▶ _DATA EXTRACT_
##########

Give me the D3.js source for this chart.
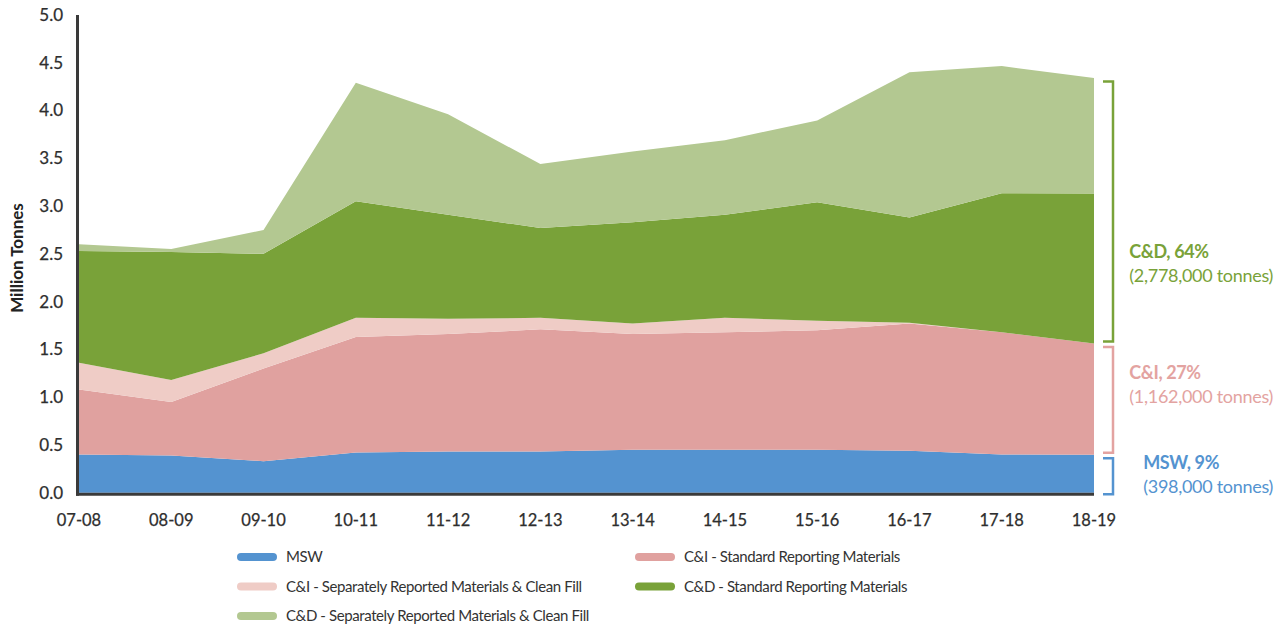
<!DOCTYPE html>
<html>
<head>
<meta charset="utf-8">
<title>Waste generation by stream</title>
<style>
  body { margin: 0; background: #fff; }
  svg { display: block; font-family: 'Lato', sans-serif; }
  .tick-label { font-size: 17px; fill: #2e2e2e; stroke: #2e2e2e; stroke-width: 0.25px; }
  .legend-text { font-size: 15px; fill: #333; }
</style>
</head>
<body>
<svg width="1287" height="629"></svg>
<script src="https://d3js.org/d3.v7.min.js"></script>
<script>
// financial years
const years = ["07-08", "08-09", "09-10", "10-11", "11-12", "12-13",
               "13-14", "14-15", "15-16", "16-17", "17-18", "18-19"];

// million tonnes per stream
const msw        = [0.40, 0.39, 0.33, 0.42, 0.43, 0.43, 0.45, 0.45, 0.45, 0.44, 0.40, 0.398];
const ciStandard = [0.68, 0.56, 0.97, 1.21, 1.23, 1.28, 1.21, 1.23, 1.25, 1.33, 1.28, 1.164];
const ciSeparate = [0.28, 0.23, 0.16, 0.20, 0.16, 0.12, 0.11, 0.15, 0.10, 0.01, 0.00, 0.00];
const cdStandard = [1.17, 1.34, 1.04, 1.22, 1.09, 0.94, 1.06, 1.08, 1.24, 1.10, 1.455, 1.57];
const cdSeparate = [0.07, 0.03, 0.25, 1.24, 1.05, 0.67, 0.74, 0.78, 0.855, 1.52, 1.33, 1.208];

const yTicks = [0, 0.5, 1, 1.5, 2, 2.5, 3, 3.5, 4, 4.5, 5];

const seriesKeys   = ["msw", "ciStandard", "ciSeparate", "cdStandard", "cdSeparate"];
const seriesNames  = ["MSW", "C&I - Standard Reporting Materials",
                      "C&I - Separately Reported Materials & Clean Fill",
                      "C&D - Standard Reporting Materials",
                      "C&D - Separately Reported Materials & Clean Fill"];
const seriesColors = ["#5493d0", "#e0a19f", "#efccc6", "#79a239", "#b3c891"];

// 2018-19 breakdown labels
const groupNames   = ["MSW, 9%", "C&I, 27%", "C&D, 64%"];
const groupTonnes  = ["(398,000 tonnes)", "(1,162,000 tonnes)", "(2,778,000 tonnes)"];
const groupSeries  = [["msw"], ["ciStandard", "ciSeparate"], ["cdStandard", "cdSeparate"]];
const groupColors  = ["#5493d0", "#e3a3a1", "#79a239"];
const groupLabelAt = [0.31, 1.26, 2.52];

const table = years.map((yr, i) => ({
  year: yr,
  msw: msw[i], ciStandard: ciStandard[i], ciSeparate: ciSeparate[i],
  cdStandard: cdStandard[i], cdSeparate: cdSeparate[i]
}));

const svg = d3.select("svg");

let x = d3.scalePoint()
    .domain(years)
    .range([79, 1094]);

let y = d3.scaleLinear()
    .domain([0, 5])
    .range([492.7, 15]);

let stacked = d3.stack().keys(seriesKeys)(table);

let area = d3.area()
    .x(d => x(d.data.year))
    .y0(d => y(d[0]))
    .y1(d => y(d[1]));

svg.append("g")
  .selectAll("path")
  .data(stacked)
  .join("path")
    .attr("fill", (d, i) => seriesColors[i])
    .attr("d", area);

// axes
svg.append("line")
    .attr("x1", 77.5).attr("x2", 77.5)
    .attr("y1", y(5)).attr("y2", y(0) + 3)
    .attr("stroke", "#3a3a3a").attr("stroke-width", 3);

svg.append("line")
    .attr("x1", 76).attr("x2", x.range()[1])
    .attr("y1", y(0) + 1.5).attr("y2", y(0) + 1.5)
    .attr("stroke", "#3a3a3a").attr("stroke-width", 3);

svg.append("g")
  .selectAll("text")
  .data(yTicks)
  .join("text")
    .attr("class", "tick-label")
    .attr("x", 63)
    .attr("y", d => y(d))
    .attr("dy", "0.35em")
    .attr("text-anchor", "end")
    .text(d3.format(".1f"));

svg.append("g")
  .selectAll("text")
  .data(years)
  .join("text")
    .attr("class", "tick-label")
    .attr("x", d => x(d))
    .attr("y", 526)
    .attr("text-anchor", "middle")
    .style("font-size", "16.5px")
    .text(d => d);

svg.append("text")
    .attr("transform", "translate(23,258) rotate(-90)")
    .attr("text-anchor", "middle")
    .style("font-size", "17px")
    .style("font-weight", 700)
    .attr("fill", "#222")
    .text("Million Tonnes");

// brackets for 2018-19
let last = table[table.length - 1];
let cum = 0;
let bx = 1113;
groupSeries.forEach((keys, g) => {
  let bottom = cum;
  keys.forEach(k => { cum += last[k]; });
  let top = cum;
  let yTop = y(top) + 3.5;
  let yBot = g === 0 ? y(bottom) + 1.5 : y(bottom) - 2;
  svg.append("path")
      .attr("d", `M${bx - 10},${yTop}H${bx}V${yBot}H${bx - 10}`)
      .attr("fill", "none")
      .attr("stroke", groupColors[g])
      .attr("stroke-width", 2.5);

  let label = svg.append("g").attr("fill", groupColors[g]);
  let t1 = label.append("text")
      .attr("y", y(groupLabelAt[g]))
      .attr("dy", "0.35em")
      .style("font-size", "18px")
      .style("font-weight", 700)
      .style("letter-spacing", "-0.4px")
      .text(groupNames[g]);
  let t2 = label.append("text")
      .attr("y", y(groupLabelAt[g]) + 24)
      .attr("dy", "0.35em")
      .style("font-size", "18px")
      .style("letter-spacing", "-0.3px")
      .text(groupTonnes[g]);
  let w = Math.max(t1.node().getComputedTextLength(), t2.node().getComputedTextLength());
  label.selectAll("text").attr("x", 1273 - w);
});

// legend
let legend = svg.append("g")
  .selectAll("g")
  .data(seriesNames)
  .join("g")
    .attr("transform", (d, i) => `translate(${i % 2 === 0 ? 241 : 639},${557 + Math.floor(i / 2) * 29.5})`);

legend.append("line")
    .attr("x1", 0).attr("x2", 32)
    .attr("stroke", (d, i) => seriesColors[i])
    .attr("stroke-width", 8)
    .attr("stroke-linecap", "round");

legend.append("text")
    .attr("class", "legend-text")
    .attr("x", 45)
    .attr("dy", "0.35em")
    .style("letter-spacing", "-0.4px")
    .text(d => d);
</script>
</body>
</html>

##########

▶ _BRIEF_
Every line is to be duplicated exactly, though pictures stay out.

▶ _ANSWER TO THIS PROBLEM_
Give me the D3.js source for this chart.
<!DOCTYPE html>
<html>
<head>
<meta charset="utf-8">
<title>Waste generation by stream</title>
<style>
  body { margin: 0; background: #fff; }
  svg { display: block; font-family: 'Lato', sans-serif; }
  .tick-label { font-size: 17px; fill: #2e2e2e; stroke: #2e2e2e; stroke-width: 0.25px; }
  .legend-text { font-size: 15px; fill: #333; }
</style>
</head>
<body>
<svg width="1287" height="629"></svg>
<script src="https://d3js.org/d3.v7.min.js"></script>
<script>
// financial years
const years = ["07-08", "08-09", "09-10", "10-11", "11-12", "12-13",
               "13-14", "14-15", "15-16", "16-17", "17-18", "18-19"];

// million tonnes per stream
const msw        = [0.40, 0.39, 0.33, 0.42, 0.43, 0.43, 0.45, 0.45, 0.45, 0.44, 0.40, 0.398];
const ciStandard = [0.68, 0.56, 0.97, 1.21, 1.23, 1.28, 1.21, 1.23, 1.25, 1.33, 1.28, 1.164];
const ciSeparate = [0.28, 0.23, 0.16, 0.20, 0.16, 0.12, 0.11, 0.15, 0.10, 0.01, 0.00, 0.00];
const cdStandard = [1.17, 1.34, 1.04, 1.22, 1.09, 0.94, 1.06, 1.08, 1.24, 1.10, 1.455, 1.57];
const cdSeparate = [0.07, 0.03, 0.25, 1.24, 1.05, 0.67, 0.74, 0.78, 0.855, 1.52, 1.33, 1.208];

const yTicks = [0, 0.5, 1, 1.5, 2, 2.5, 3, 3.5, 4, 4.5, 5];

const seriesKeys   = ["msw", "ciStandard", "ciSeparate", "cdStandard", "cdSeparate"];
const seriesNames  = ["MSW", "C&I - Standard Reporting Materials",
                      "C&I - Separately Reported Materials & Clean Fill",
                      "C&D - Standard Reporting Materials",
                      "C&D - Separately Reported Materials & Clean Fill"];
const seriesColors = ["#5493d0", "#e0a19f", "#efccc6", "#79a239", "#b3c891"];

// 2018-19 breakdown labels
const groupNames   = ["MSW, 9%", "C&I, 27%", "C&D, 64%"];
const groupTonnes  = ["(398,000 tonnes)", "(1,162,000 tonnes)", "(2,778,000 tonnes)"];
const groupSeries  = [["msw"], ["ciStandard", "ciSeparate"], ["cdStandard", "cdSeparate"]];
const groupColors  = ["#5493d0", "#e3a3a1", "#79a239"];
const groupLabelAt = [0.31, 1.26, 2.52];

const table = years.map((yr, i) => ({
  year: yr,
  msw: msw[i], ciStandard: ciStandard[i], ciSeparate: ciSeparate[i],
  cdStandard: cdStandard[i], cdSeparate: cdSeparate[i]
}));

const svg = d3.select("svg");

let x = d3.scalePoint()
    .domain(years)
    .range([79, 1094]);

let y = d3.scaleLinear()
    .domain([0, 5])
    .range([492.7, 15]);

let stacked = d3.stack().keys(seriesKeys)(table);

let area = d3.area()
    .x(d => x(d.data.year))
    .y0(d => y(d[0]))
    .y1(d => y(d[1]));

svg.append("g")
  .selectAll("path")
  .data(stacked)
  .join("path")
    .attr("fill", (d, i) => seriesColors[i])
    .attr("d", area);

// axes
svg.append("line")
    .attr("x1", 77.5).attr("x2", 77.5)
    .attr("y1", y(5)).attr("y2", y(0) + 3)
    .attr("stroke", "#3a3a3a").attr("stroke-width", 3);

svg.append("line")
    .attr("x1", 76).attr("x2", x.range()[1])
    .attr("y1", y(0) + 1.5).attr("y2", y(0) + 1.5)
    .attr("stroke", "#3a3a3a").attr("stroke-width", 3);

svg.append("g")
  .selectAll("text")
  .data(yTicks)
  .join("text")
    .attr("class", "tick-label")
    .attr("x", 63)
    .attr("y", d => y(d))
    .attr("dy", "0.35em")
    .attr("text-anchor", "end")
    .text(d3.format(".1f"));

svg.append("g")
  .selectAll("text")
  .data(years)
  .join("text")
    .attr("class", "tick-label")
    .attr("x", d => x(d))
    .attr("y", 526)
    .attr("text-anchor", "middle")
    .style("font-size", "16.5px")
    .text(d => d);

svg.append("text")
    .attr("transform", "translate(23,258) rotate(-90)")
    .attr("text-anchor", "middle")
    .style("font-size", "17px")
    .style("font-weight", 700)
    .attr("fill", "#222")
    .text("Million Tonnes");

// brackets for 2018-19
let last = table[table.length - 1];
let cum = 0;
let bx = 1113;
groupSeries.forEach((keys, g) => {
  let bottom = cum;
  keys.forEach(k => { cum += last[k]; });
  let top = cum;
  let yTop = y(top) + 3.5;
  let yBot = g === 0 ? y(bottom) + 1.5 : y(bottom) - 2;
  svg.append("path")
      .attr("d", `M${bx - 10},${yTop}H${bx}V${yBot}H${bx - 10}`)
      .attr("fill", "none")
      .attr("stroke", groupColors[g])
      .attr("stroke-width", 2.5);

  let label = svg.append("g").attr("fill", groupColors[g]);
  let t1 = label.append("text")
      .attr("y", y(groupLabelAt[g]))
      .attr("dy", "0.35em")
      .style("font-size", "18px")
      .style("font-weight", 700)
      .style("letter-spacing", "-0.4px")
      .text(groupNames[g]);
  let t2 = label.append("text")
      .attr("y", y(groupLabelAt[g]) + 24)
      .attr("dy", "0.35em")
      .style("font-size", "18px")
      .style("letter-spacing", "-0.3px")
      .text(groupTonnes[g]);
  let w = Math.max(t1.node().getComputedTextLength(), t2.node().getComputedTextLength());
  label.selectAll("text").attr("x", 1273 - w);
});

// legend
let legend = svg.append("g")
  .selectAll("g")
  .data(seriesNames)
  .join("g")
    .attr("transform", (d, i) => `translate(${i % 2 === 0 ? 241 : 639},${557 + Math.floor(i / 2) * 29.5})`);

legend.append("line")
    .attr("x1", 0).attr("x2", 32)
    .attr("stroke", (d, i) => seriesColors[i])
    .attr("stroke-width", 8)
    .attr("stroke-linecap", "round");

legend.append("text")
    .attr("class", "legend-text")
    .attr("x", 45)
    .attr("dy", "0.35em")
    .style("letter-spacing", "-0.4px")
    .text(d => d);
</script>
</body>
</html>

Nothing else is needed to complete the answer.